While Callanan agreed the issuing of 1018 forms on polling day was "in clear contravention of the election law," EU observers had only "found a relatively small number of examples" of these being issued.

Most groups monitoring the poll agree the elections were an improvement on the last poll in 2003.

All groups welcomed the decrease in violence compared to previous polls.

There is also general agreement that the technical aspects of the country’s electoral process, including the ballot and counting, are steadily improving.

"NEC proved its ability to organise technically good elections with the planning and execution of the recruitment and training of election staff and other important electoral activities being timely and well conducted," the EU mission said in its preliminary statement released Tuesday.

These improvements aside, monitoring groups say a long list of problems stand in the way of genuinely fair elections.

Many of these have less to do with what happens on polling day or even in the official four-week campaign, than they are the result of decades of instability and the dominant role played by CPP in the country’s political life since 1979, when neighbouring Vietnamese installed them after overthrowing the Khmer Rouge.

CPP almost completely dominates the electronic media, particularly TV, by far the most important source of information for Cambodians.

The EU statement said this situation is "to the detriment of the other parties to a degree which was not consistent with international standards of free and fair access to the media," the EU statement said.

On Jul. 10, NEC issued a warning to 13 television stations for broadcasting biased coverage of the elections.

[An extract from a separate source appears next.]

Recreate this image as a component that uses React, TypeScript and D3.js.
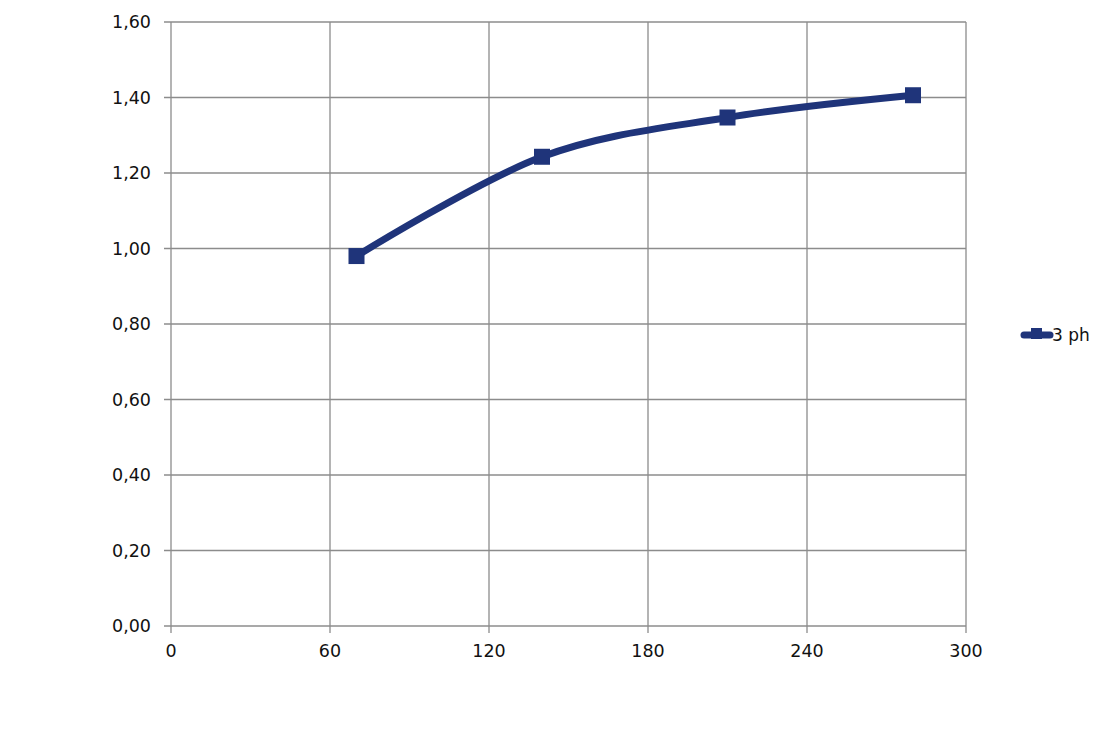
import React from "react";
import * as d3 from "d3";

const xValues = [70, 140, 210, 280];
const yValues = [0.98, 1.243, 1.347, 1.406];
const xTicks = [0, 60, 120, 180, 240, 300];
const yTicks = [0, 0.2, 0.4, 0.6, 0.8, 1.0, 1.2, 1.4, 1.6];
const seriesName = "3 ph";

export default function App() {
  const W = 1110, H = 735;
  const left = 171, right = 966, top = 22, bottom = 626;
  const x = d3.scaleLinear().domain([0, 300]).range([left, right]);
  const y = d3.scaleLinear().domain([0, 1.6]).range([bottom, top]);
  const color = "#1F347A";
  const grid = "#8c8c8c";
  const pts = xValues.map((v, i) => [x(v), y(yValues[i])] as [number, number]);
  const line = d3.line().curve(d3.curveCatmullRom.alpha(0))(pts) || "";
  const fmt = (v: number) => v.toFixed(2).replace(".", ",");
  const font = "'DejaVu Sans', sans-serif";
  return (
    <svg width={W} height={H} style={{ position: "absolute", left: 0, top: 0 }} fontFamily={font}>
      <rect width={W} height={H} fill="#fff" />
      {yTicks.map((t) => (
        <g key={"y" + t}>
          <line x1={left - 7} x2={right} y1={y(t)} y2={y(t)} stroke={grid} strokeWidth={1.3} />
          <text x={151} y={y(t) + 6} textAnchor="end" fontSize={17.5} fill="#111">{fmt(t)}</text>
        </g>
      ))}
      {xTicks.map((t) => (
        <g key={"x" + t}>
          <line x1={x(t)} x2={x(t)} y1={top} y2={bottom + 7} stroke={grid} strokeWidth={1.3} />
          <text x={x(t)} y={657} textAnchor="middle" fontSize={17.5} fill="#111">{t}</text>
        </g>
      ))}
      <path d={line} fill="none" stroke={color} strokeWidth={7} strokeLinecap="round" />
      {pts.map((p, i) => (
        <rect key={i} x={p[0] - 8} y={p[1] - 8} width={16} height={16} fill={color} />
      ))}
      <line x1={1024} x2={1050} y1={335} y2={335} stroke={color} strokeWidth={7} strokeLinecap="round" />
      <rect x={1031} y={328} width={11} height={11} fill={color} />
      <text x={1052} y={341} fontSize={17} fill="#111">{seriesName}</text>
    </svg>
  );
}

Ten of these were dominated by pro-CPP coverage, according to NEC.

"Not only do people have a right to vote but they have a right to an informed choice," said Andrews. "CPP domination of the media makes this very difficult."

The 2003 campaign also saw a widespread increase in the use of state resources by CPP during the campaign period, including the use of government vehicles and campaigning by government and military staff.

Other problems included widespread vote buying and the interference of village chiefs, the overwhelming majority of which are pro-CPP, in NEC’s voter education activities.

"I say take it as a whole, before the election and after balloting," said Andrews. "I think this (election) was a step forward on the longer road to a more vibrant and healthy democracy. But there are several steps more that need to be taken."